Eirik Brandal, plubee (2020) electronic sound sculpture. Photo by Eirik Brandal

This transparency between machine and audience could be further enhanced by adding means of interaction through sensors. In this context, the sculpture doesn't need to transform into a traditional instrument; instead, the sensors can serve as a means to facilitate dialogue. Participating parties in this dialogue don’t necessarily have to be of human origin, either. The electronic ecosystem discussed earlier could be expanded on, with multiple sculptures communicating using OSC (Open Sound Control) 3 – a protocol frequently used to interconnect audiovisual systems on a network – each playing a vital role in the larger ecosystem. While interaction of this kind constitutes a valid compositional strategy – and could perhaps be appropriately labeled as “performative” – there is also another dimension to it in the form of “peculiar machine conduct”, where certain quirks of the apparatus are enhanced.

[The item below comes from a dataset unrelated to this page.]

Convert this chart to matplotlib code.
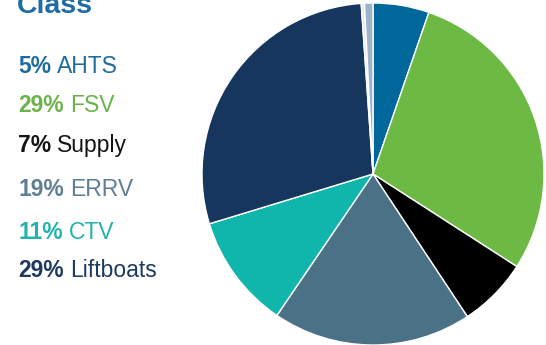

Besides an undisclosed project I’m working on right now, where literal motion within the sculpture is hyper-amplified, faults or unintended behaviour can be incorporated as an “improvisational” layer, for example sounds you have little to no semblance of control over. These external (or internal) influences can be either embraced or removed, depending on their auditory quality. I would, however, readily exclude interference caused by inadequate grounding as an improvisational element. It always rears its ugly head if you leave the door open.